Yet another cost adding to the mounting damage of Brexit is the suspension of trade negotiations with Canada. This places the dairy and car industries in a worse position than before the referendum while exposing the most egregious of the many disingenuous claims made by those leading the Leave campaign. Post Brexit they claimed Britain would hold all the cards in trade deals. Needless to say, it hasn’t worked out as the ignorant and/or deceitful predicted. Anyone with rudimentary knowledge of trade would have known the claim was based on a false premise. Trade negotiations involve give-and-take, and the weaker country is the one that concedes most, so apparent in the Johnson-Frost deal with the EU. Isolated the UK lacks the heft it enjoyed as a member of the EU. The former secretary of state for agriculture admitted that the trade deal ‘negotiated’ by Liz Truss with Australia was not good for the UK and now Canada is not prepared to proceed unless the UK concedes more.
The suspension is unwelcome but hopefully will serve to place another doubt in the minds of those who continue to rule out reapplying for EU membership. News of the suspension coincided with the introduction of the new border controls on EU food and drink and imports from the EU. The British government has delayed the introduction of these checks five times since 2021 because it knows they will be damaging. The new controls will require not only complex paperwork but also physical inspection, a major problem given the shortage of vets to sign export health certificates on the continent. Food businesses in Europe and the UK are warning of significant supply chain disruptions. The outcome will be higher prices and shortages of some food products e.g., salad vegetables, as EU companies sending goods to Great Britain will either pass on the cost of the new border requirements on to their British customers, or they will turn to markets in the EU.
Another damaging consequence of Brexit saga is the recently imposed restriction denying international students studying in the UK the right to bring wives and children with them aside from those on research postgraduate programmes. Just why international students who, according to a recent study, generate a net £37 billion for the UK economy, are treated as migrants is a good question. This short-sighted, economically mad measure was one of Suella Braverman’s last acts as Home Secretary, confirming that the hallmark of populist, Brexit supporting politicians is short-term headlines rather than serious consideration and judgement. The result will be fewer international students; just this week the London Business School said that demand for its world-renowned two-year MBA programme had been hit by the government’s recent tightening of visa requirements.
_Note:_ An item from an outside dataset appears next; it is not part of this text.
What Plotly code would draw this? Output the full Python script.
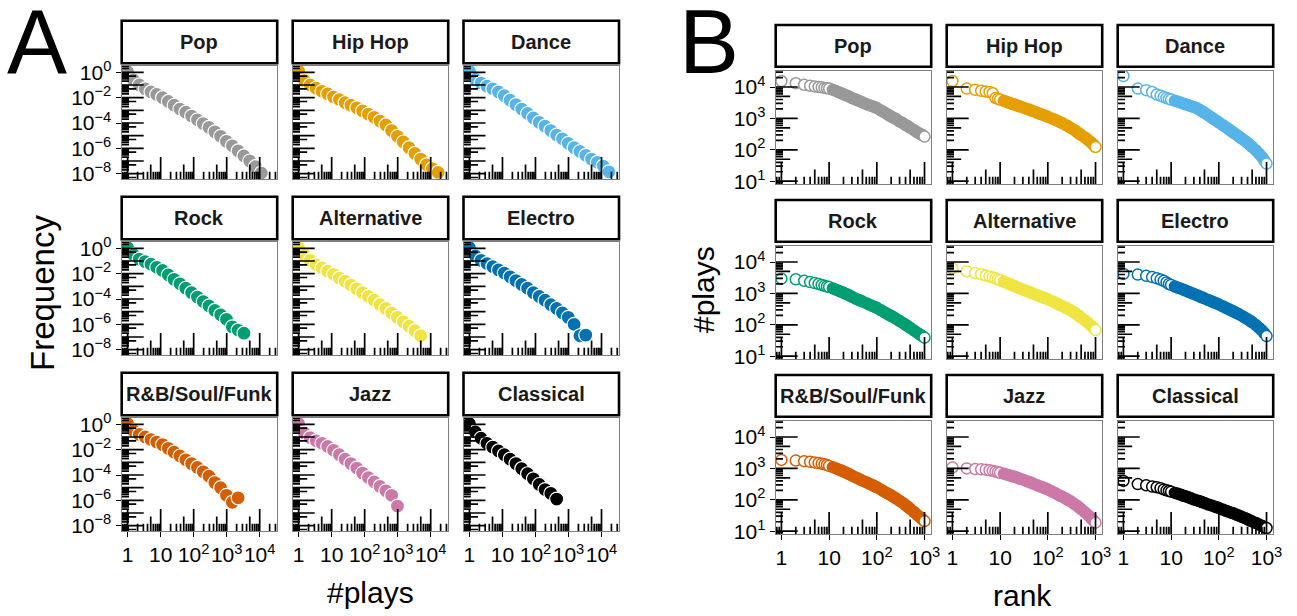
import numpy as np
import plotly.graph_objects as go

W, H = 1297, 616
FONT = "Liberation Sans, Arial, sans-serif"

genres = ["Pop", "Hip Hop", "Dance", "Rock", "Alternative", "Electro",
          "R&B/Soul/Funk", "Jazz", "Classical"]
colors = ["#999999", "#E69F00", "#56B4E9", "#009E73", "#F0E442", "#0072B2",
          "#D55E00", "#CC79A7", "#000000"]

# ---------------- Panel A: distribution of #plays (log-binned) ----------------
plays_bins = [1, 1.5, 2.25, 3.4, 5.1, 7.6, 11.4, 17.1, 25.6, 38.4, 57.7, 86.5,
              130, 195, 292, 438, 657, 985, 1480, 2220, 3330, 4990, 7480,
              11200, 16800]
# log10(frequency), one value per bin
freq_log10_pop = [0.05, -0.6, -1.0, -1.3, -1.55, -1.75, -2.0, -2.3, -2.6, -2.9,
                  -3.15, -3.45, -3.75, -4.05, -4.35, -4.7, -5.05, -5.45, -5.8,
                  -6.2, -6.6, -7.0, -7.45, -7.95]
freq_log10_hiphop = [0.08, -0.65, -1.0, -1.25, -1.5, -1.7, -1.95, -2.15, -2.4,
                     -2.6, -2.8, -3.05, -3.3, -3.55, -3.85, -4.15, -4.6, -5.05,
                     -5.5, -5.95, -6.4, -6.85, -7.3, -7.6, -7.9]
freq_log10_dance = [0.08, -0.55, -0.85, -1.1, -1.3, -1.55, -1.85, -2.2, -2.55,
                    -2.9, -3.25, -3.6, -3.95, -4.25, -4.6, -4.95, -5.25, -5.6,
                    -5.95, -6.25, -6.55, -6.85, -7.1, -7.4, -7.85]
freq_log10_rock = [0.05, -0.5, -0.85, -1.05, -1.25, -1.5, -1.75, -2.1, -2.45,
                   -2.8, -3.15, -3.5, -3.85, -4.2, -4.55, -4.9, -5.25, -5.6,
                   -6.2, -6.45, -6.7]
freq_log10_alternative = [0.05, -0.55, -0.95, -1.3, -1.55, -1.8, -2.05, -2.35,
                          -2.6, -2.9, -3.2, -3.5, -3.8, -4.1, -4.45, -4.75,
                          -5.1, -5.45, -5.8, -6.15, -6.5, -6.9]
freq_log10_electro = [0.05, -0.6, -0.95, -1.2, -1.45, -1.7, -1.95, -2.25,
                      -2.55, -2.85, -3.15, -3.5, -3.8, -4.1, -4.45, -4.75,
                      -5.1, -5.45, -6.0, -6.9, -6.85]
freq_log10_rnb = [0.05, -0.5, -0.8, -1.0, -1.2, -1.4, -1.6, -1.9, -2.2, -2.5,
                  -2.8, -3.1, -3.4, -3.75, -4.1, -4.6, -5.0, -5.6, -6.15, -5.8]
freq_log10_jazz = [0.05, -0.7, -1.05, -1.3, -1.5, -1.75, -2.05, -2.4, -2.75,
                   -3.1, -3.45, -3.85, -4.2, -4.55, -4.9, -5.25, -5.6, -6.45]
freq_log10_classical = [0.05, -0.6, -1.1, -1.5, -1.8, -2.1, -2.4, -2.75, -3.1,
                        -3.5, -3.9, -4.3, -4.75, -5.15, -5.45, -5.9]

A_series = [freq_log10_pop, freq_log10_hiphop, freq_log10_dance,
            freq_log10_rock, freq_log10_alternative, freq_log10_electro,
            freq_log10_rnb, freq_log10_jazz, freq_log10_classical]

# ---------------- Panel B: rank vs #plays ----------------
ranks = [1, 2, 3, 4, 5, 6, 7, 8, 9, 10, 12, 14, 16, 18, 20, 23, 26, 30, 35, 40,
         45, 50, 60, 70, 80, 90, 100, 120, 140, 160, 180, 200, 230, 260, 300,
         350, 400, 450, 500, 600, 700, 800, 900, 1000]
plays_log10_pop = [4.19, 4.12, 4.07, 4.04, 4.02, 4.0, 3.99, 3.97, 3.96, 3.95,
                   3.91, 3.87, 3.83, 3.80, 3.77, 3.73, 3.70, 3.65, 3.61, 3.57,
                   3.54, 3.51, 3.46, 3.42, 3.39, 3.36, 3.33, 3.26, 3.20, 3.15,
                   3.10, 3.06, 3.01, 2.97, 2.90, 2.85, 2.79, 2.75, 2.70, 2.63,
                   2.56, 2.51, 2.47, 2.42]
plays_log10_hiphop = [4.19, 3.95, 3.91, 3.88, 3.86, 3.84, 3.80, 3.65, 3.62,
                      3.60, 3.56, 3.52, 3.49, 3.46, 3.44, 3.41, 3.38, 3.35,
                      3.31, 3.28, 3.25, 3.23, 3.18, 3.14, 3.11, 3.08, 3.05,
                      3.00, 2.96, 2.92, 2.88, 2.85, 2.80, 2.76, 2.70, 2.64,
                      2.58, 2.52, 2.47, 2.39, 2.31, 2.24, 2.16, 2.09]
plays_log10_dance = [4.35, 3.95, 3.90, 3.84, 3.76, 3.72, 3.68, 3.65, 3.62,
                     3.60, 3.56, 3.53, 3.50, 3.47, 3.45, 3.42, 3.39, 3.36,
                     3.32, 3.27, 3.22, 3.18, 3.10, 3.03, 2.97, 2.92, 2.87,
                     2.79, 2.72, 2.66, 2.60, 2.55, 2.49, 2.43, 2.36, 2.29,
                     2.22, 2.15, 2.09, 1.98, 1.87, 1.77, 1.66, 1.56]
plays_log10_rock = [3.47, 3.45, 3.40, 3.36, 3.33, 3.30, 3.27, 3.24, 3.22, 3.20,
                    3.16, 3.12, 3.08, 3.05, 3.02, 2.98, 2.94, 2.89, 2.84, 2.80,
                    2.77, 2.74, 2.69, 2.64, 2.60, 2.57, 2.54, 2.47, 2.41, 2.36,
                    2.32, 2.28, 2.23, 2.18, 2.12, 2.06, 2.00, 1.95, 1.90, 1.82,
                    1.75, 1.69, 1.64, 1.59]
plays_log10_alternative = [3.80, 3.70, 3.65, 3.61, 3.57, 3.54, 3.51, 3.48,
                           3.45, 3.42, 3.37, 3.33, 3.29, 3.26, 3.23, 3.19,
                           3.16, 3.12, 3.08, 3.05, 3.02, 2.99, 2.94, 2.90,
                           2.87, 2.84, 2.81, 2.76, 2.71, 2.67, 2.63, 2.60,
                           2.55, 2.51, 2.46, 2.40, 2.34, 2.28, 2.23, 2.14,
                           2.06, 1.98, 1.90, 1.83]
plays_log10_electro = [3.62, 3.60, 3.56, 3.52, 3.48, 3.44, 3.40, 3.35, 3.30,
                       3.27, 3.22, 3.18, 3.15, 3.12, 3.09, 3.05, 3.02, 2.98,
                       2.94, 2.90, 2.87, 2.84, 2.79, 2.75, 2.71, 2.68, 2.65,
                       2.59, 2.54, 2.50, 2.46, 2.43, 2.38, 2.34, 2.29, 2.23,
                       2.18, 2.13, 2.08, 1.99, 1.90, 1.82, 1.73, 1.64]
plays_log10_rnb = [3.27, 3.25, 3.23, 3.21, 3.19, 3.17, 3.15, 3.13, 3.11, 3.08,
                   3.04, 3.00, 2.96, 2.93, 2.90, 2.86, 2.82, 2.77, 2.72, 2.68,
                   2.64, 2.61, 2.56, 2.51, 2.47, 2.43, 2.40, 2.33, 2.27, 2.22,
                   2.18, 2.14, 2.08, 2.03, 1.97, 1.90, 1.83, 1.77, 1.71, 1.61,
                   1.52, 1.45, 1.38, 1.32]
plays_log10_jazz = [3.03, 3.00, 2.98, 2.97, 2.96, 2.94, 2.92, 2.90, 2.88, 2.86,
                    2.83, 2.80, 2.77, 2.75, 2.73, 2.70, 2.67, 2.64, 2.60, 2.57,
                    2.54, 2.51, 2.46, 2.42, 2.39, 2.36, 2.33, 2.27, 2.22, 2.17,
                    2.13, 2.10, 2.05, 2.00, 1.95, 1.88, 1.82, 1.76, 1.70, 1.60,
                    1.51, 1.42, 1.34, 1.27]
plays_log10_classical = [2.60, 2.50, 2.46, 2.42, 2.40, 2.37, 2.33, 2.30, 2.28,
                         2.26, 2.22, 2.19, 2.16, 2.13, 2.11, 2.08, 2.05, 2.01,
                         1.98, 1.95, 1.92, 1.90, 1.85, 1.82, 1.79, 1.76, 1.74,
                         1.69, 1.65, 1.62, 1.59, 1.57, 1.53, 1.50, 1.46, 1.42,
                         1.38, 1.34, 1.31, 1.26, 1.21, 1.17, 1.13, 1.10]

B_series = [plays_log10_pop, plays_log10_hiphop, plays_log10_dance,
            plays_log10_rock, plays_log10_alternative, plays_log10_electro,
            plays_log10_rnb, plays_log10_jazz, plays_log10_classical]

# tick labels
A_xticks = [1, 10, 100, 1000, 10000]
A_xtext = ["1", "10", "10<sup>2</sup>", "10<sup>3</sup>", "10<sup>4</sup>"]
A_yticks = [1, 1e-2, 1e-4, 1e-6, 1e-8]
A_ytext = ["10<sup>0</sup>", "10<sup>−2</sup>", "10<sup>−4</sup>",
           "10<sup>−6</sup>", "10<sup>−8</sup>"]
B_xticks = [1, 10, 100, 1000]
B_xtext = ["1", "10", "10<sup>2</sup>", "10<sup>3</sup>"]
B_yticks = [10, 100, 1000, 10000]
B_ytext = ["10<sup>1</sup>", "10<sup>2</sup>", "10<sup>3</sup>", "10<sup>4</sup>"]

# ---------------- layout geometry (pixels) ----------------
PW, PH = 155.5, 113.0
A_cols = [121.7, 292.7, 463.5]
A_rows = [66.0, 242.0, 418.0]
B_cols = [775.7, 946.7, 1117.7]
B_rows = [71.0, 246.0, 421.0]
A_xr, A_yr = [-0.18, 4.53], [-8.42, 0.50]
B_xr, B_yr = [-0.12, 3.14], [0.91, 4.51]
TICK_LEN = {"long": 22.0, "mid": 14.5, "short": 7.3}


def logtick_list(lo, hi):
    out = []
    for k in range(int(np.floor(lo)) - 1, int(np.ceil(hi)) + 1):
        for m in range(1, 10):
            v = m * 10.0 ** k
            lv = np.log10(v)
            if lo <= lv <= hi:
                out.append((v, "long" if m == 1 else ("mid" if m == 5 else "short")))
    return out


fig = go.Figure()
layout = dict(template="none", width=W, height=H,
              margin=dict(l=0, r=0, t=0, b=0, autoexpand=False),
              paper_bgcolor="white", plot_bgcolor="white", showlegend=False,
              font=dict(family=FONT, color="black"))
shapes, annotations = [], []

for i in range(18):
    part = "A" if i < 9 else "B"
    g = i % 9
    r, c = divmod(g, 3)
    if part == "A":
        x0, top = A_cols[c], A_rows[r]
        xr, yr = A_xr, A_yr
        strip = (top - 45.3, top - 2.7)
    else:
        x0, top = B_cols[c], B_rows[r]
        xr, yr = B_xr, B_yr
        strip = (top - 46.0, top - 4.3)
    sfx = "" if i == 0 else str(i + 1)
    xref, yref = "x" + sfx, "y" + sfx

    xa = dict(domain=[x0 / W, (x0 + PW) / W], anchor=yref, type="log", range=xr,
              automargin=False, showgrid=False, zeroline=False, showline=True,
              mirror=True, linecolor="#7f7f7f", linewidth=1.4, ticks="",
              showticklabels=False, tickangle=0,
              tickfont=dict(family=FONT, size=21, color="black"))
    ya = dict(domain=[1 - (top + PH) / H, 1 - top / H], anchor=xref, type="log",
              range=yr, automargin=False, showgrid=False, zeroline=False,
              showline=True, mirror=True, linecolor="#7f7f7f", linewidth=1.4,
              ticks="", showticklabels=False,
              tickfont=dict(family=FONT, size=21, color="black"))
    if r == 2:
        xa.update(ticks="outside", ticklen=5, tickwidth=1.4, tickcolor="black",
                  showticklabels=True, tickmode="array",
                  tickvals=A_xticks if part == "A" else B_xticks,
                  ticktext=A_xtext if part == "A" else B_xtext)
    if c == 0:
        ya.update(ticks="outside", ticklen=5, tickwidth=1.4, tickcolor="black",
                  showticklabels=True, tickmode="array",
                  tickvals=A_yticks if part == "A" else B_yticks,
                  ticktext=A_ytext if part == "A" else B_ytext)
    layout["xaxis" + sfx] = xa
    layout["yaxis" + sfx] = ya

    col = colors[g]
    if part == "A":
        ylog = A_series[g]
        xs = plays_bins[:len(ylog)]
        fig.add_trace(go.Scatter(
            x=xs, y=[10.0 ** v for v in ylog], mode="markers", xaxis=xref,
            yaxis=yref, hoverinfo="skip",
            marker=dict(size=14, color=col, line=dict(color="white", width=1.2))))
    else:
        ylog = B_series[g]
        fills = ["white" if (rk <= 10 or rk == ranks[-1]) else col for rk in ranks]
        fig.add_trace(go.Scatter(
            x=ranks, y=[10.0 ** v for v in ylog], mode="markers", xaxis=xref,
            yaxis=yref, hoverinfo="skip",
            marker=dict(size=11, color=fills, line=dict(color=col, width=1.5))))

    # log ticks inside the panel (annotation_logticks style)
    ppd_x = PW / (xr[1] - xr[0])
    ppd_y = PH / (yr[1] - yr[0])
    tx, ty = [], []
    for v, kind in logtick_list(xr[0], xr[1]):
        L = TICK_LEN[kind]
        tx += [v, v, None]
        ty += [10 ** yr[0], 10 ** (yr[0] + L / ppd_y), None]
    for v, kind in logtick_list(yr[0], yr[1]):
        L = TICK_LEN[kind]
        tx += [10 ** xr[0], 10 ** (xr[0] + L / ppd_x), None]
        ty += [v, v, None]
    fig.add_trace(go.Scatter(x=tx, y=ty, mode="lines", xaxis=xref, yaxis=yref,
                             hoverinfo="skip",
                             line=dict(color="black", width=1.7)))

    # facet strip
    shapes.append(dict(type="rect", xref="paper", yref="paper",
                       x0=x0 / W, x1=(x0 + PW) / W,
                       y0=1 - strip[1] / H, y1=1 - strip[0] / H,
                       line=dict(color="black", width=2.6), fillcolor="white"))
    annotations.append(dict(text="<b>%s</b>" % genres[g], xref="paper",
                            yref="paper", x=(x0 + PW / 2) / W,
                            y=1 - (strip[0] + strip[1]) / 2 / H,
                            xanchor="center", yanchor="middle", showarrow=False,
                            font=dict(family=FONT, size=20, color="#1a1a1a")))

# titles and panel letters
annotations += [
    dict(text="A", x=37 / W, y=1 - 42 / H, font=dict(size=90)),
    dict(text="B", x=709 / W, y=1 - 42 / H, font=dict(size=90)),
    dict(text="Frequency", x=42 / W, y=1 - 293 / H, textangle=-90,
         font=dict(size=33)),
    dict(text="#plays", x=370 / W, y=1 - 592 / H, font=dict(size=30)),
    dict(text="#plays", x=703 / W, y=1 - 290 / H, textangle=-90,
         font=dict(size=30)),
    dict(text="rank", x=1022 / W, y=1 - 595 / H, font=dict(size=30)),
]
for a in annotations[-6:]:
    a.update(xref="paper", yref="paper", showarrow=False, xanchor="center",
             yanchor="middle")
    a["font"].update(family=FONT, color="black")

layout["shapes"] = shapes
layout["annotations"] = annotations
fig.update_layout(**layout)
fig.write_html("out.html", config={"displayModeBar": False},
               post_script="document.body.style.margin='0px';"
                           "document.body.style.overflow='hidden';")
It would appear our leaders have little comprehension of the value to British students of studying alongside international students nor the longer-term benefits of the goodwill towards the UK generated by studying here.
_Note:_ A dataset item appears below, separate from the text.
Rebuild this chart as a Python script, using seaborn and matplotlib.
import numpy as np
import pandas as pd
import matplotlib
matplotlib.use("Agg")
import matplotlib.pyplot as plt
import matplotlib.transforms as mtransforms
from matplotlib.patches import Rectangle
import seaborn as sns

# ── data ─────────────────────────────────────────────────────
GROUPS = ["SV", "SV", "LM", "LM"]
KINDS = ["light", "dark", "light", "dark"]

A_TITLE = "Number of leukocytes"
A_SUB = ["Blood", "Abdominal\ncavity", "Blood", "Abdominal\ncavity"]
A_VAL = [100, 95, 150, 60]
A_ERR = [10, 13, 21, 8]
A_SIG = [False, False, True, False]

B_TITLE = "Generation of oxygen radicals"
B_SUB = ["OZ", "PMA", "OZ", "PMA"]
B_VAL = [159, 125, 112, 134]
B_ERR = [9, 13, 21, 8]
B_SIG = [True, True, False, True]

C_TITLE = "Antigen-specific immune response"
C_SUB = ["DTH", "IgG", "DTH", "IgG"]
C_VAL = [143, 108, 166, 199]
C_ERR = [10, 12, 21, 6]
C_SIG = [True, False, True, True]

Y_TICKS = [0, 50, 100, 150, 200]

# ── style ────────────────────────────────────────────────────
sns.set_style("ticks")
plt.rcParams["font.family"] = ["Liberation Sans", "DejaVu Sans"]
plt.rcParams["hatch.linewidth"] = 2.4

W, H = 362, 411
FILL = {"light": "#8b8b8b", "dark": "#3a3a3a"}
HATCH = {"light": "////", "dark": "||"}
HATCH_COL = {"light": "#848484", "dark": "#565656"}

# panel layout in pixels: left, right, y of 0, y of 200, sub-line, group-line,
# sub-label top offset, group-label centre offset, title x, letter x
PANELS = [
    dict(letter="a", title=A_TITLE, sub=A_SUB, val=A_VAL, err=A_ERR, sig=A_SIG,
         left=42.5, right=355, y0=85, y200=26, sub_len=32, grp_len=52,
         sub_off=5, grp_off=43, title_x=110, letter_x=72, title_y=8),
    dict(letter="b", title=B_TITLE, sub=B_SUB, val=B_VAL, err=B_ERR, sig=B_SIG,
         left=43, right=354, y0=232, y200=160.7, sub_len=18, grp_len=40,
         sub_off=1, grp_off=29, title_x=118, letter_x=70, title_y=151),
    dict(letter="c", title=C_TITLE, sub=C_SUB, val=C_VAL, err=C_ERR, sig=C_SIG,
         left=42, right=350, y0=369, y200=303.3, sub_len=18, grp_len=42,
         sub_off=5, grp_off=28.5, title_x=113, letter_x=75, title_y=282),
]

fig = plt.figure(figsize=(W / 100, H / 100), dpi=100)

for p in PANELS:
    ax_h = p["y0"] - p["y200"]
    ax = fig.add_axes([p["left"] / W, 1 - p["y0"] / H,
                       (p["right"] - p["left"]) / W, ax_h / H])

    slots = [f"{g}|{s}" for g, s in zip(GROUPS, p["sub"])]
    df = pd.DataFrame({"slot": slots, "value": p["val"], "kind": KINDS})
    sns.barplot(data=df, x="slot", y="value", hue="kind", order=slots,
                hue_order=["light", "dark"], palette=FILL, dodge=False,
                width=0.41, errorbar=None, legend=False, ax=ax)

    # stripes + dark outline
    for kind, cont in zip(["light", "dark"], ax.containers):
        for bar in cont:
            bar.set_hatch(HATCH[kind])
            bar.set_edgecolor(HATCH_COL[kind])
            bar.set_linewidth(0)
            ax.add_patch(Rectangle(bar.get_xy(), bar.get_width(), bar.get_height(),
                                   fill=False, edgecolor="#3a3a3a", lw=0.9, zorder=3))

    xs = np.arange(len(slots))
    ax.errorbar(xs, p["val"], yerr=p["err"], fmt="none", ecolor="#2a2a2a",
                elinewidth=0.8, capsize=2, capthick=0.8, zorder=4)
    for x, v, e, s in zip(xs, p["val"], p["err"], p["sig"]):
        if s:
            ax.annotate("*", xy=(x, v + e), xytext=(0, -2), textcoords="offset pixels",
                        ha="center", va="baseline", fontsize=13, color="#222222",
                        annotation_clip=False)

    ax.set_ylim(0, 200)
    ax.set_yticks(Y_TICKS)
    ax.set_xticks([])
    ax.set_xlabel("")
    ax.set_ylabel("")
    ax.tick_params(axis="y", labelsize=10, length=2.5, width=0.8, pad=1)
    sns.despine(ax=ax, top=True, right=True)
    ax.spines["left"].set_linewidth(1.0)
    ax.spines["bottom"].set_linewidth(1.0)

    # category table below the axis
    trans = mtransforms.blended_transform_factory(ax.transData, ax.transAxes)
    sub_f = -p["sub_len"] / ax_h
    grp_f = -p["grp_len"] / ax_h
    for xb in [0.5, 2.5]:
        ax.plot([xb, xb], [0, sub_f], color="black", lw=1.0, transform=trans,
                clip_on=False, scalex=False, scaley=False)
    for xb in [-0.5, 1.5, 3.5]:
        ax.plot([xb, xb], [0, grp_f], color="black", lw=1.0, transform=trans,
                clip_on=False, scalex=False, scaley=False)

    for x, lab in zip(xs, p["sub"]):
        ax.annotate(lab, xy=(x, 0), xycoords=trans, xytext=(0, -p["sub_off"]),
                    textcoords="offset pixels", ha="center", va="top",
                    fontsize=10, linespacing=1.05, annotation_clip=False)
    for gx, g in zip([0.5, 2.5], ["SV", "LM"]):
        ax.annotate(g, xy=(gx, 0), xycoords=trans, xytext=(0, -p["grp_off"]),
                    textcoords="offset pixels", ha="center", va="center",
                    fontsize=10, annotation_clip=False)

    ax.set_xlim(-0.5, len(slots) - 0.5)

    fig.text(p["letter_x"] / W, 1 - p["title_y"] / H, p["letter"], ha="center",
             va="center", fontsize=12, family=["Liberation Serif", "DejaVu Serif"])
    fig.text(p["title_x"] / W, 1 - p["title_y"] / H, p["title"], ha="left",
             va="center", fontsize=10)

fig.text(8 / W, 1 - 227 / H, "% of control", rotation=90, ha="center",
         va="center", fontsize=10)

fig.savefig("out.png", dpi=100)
Having flounced out of the extremely advantageous £85 billion, EU’s Horizon Europe and Copernicus research programmes in the erroneous belief Britain’s researchers did not need Europe the government has meekly accepted that it does, demonstrating once again that an isolated Britain does not hold all the cards. The sad fact is that UK researchers who were the greatest beneficiaries of the programmes will now struggle to regain that position. Many researchers have departed these shores to continue their work in Europe and the government’s humiliation is compounded by its urging of companies, particularly smaller companies, to tap into the programmes to get value for the near €2.6bn it is paying annually to reconnect.
The government targeting smaller companies is ironic. A recent survey showed that businesses have been particularly damaged by the stark increase in the complexity and cost of trading with the EU since Brexit, spending an average of nearly £100,000 navigating the post-Brexit customs border over the past three years. And all this before the more complex measures now coming into effect. Particularly hard hit has been smaller companies where some 80 per cent reported that their sales into the EU had fallen or become more complicated as a result of bureaucratic barriers, including tariffs and regulatory compliance obligations, that were erected by the lamentable Johnson-Frost deal. This continuing damage of Brexit is many miles from the trade boom promised by the leaders of the Leave campaign.
The sunny uplands so stupidly and heartlessly promised by prominent Brexiters once the UK was no longer bound by EU rules and regulations have not, and never will emerge. Rather, the UK has entered a long winter and in their bones everyone, even the government members who owe their sinecures to the Brexit lies, know this. Businesses are now mired in more, not less regulations without any offsetting economic gain. While in principle it remains the case that the UK can now resile from the many EU rules and regulations Brexiters despised, it has not done so. Faced with the consequential damage of carrying out their promise to eliminate thousands of pieces of legislation inherited from EU membership – most are the hall mark of an advanced society e.g., environmental protections – the government retreated. Similarly, its scurrilous claim that the UK might resign from solemn treaties entered into for the benefit of mankind, is being buried.
Prominent Brexiters fooled not only many voters but also themselves. They have only succeeded in making the country poorer while destroying the UK’s reputation for good sense, moderation, and decency. I doubt they recognise that by default they have confirmed that the challenges confronting the UK – high levels of immigration, inadequate infrastructure, low investment and productivity, and in particular huge regional and income inequalities – could not be blamed on EU membership. On the contrary, membership protected the country from the extreme follies of the charlatans that now populate government. Brexit soundbites have only served to demonstrate the dangers of populism – it never ends well. It is time for honest politicians to speak this truth.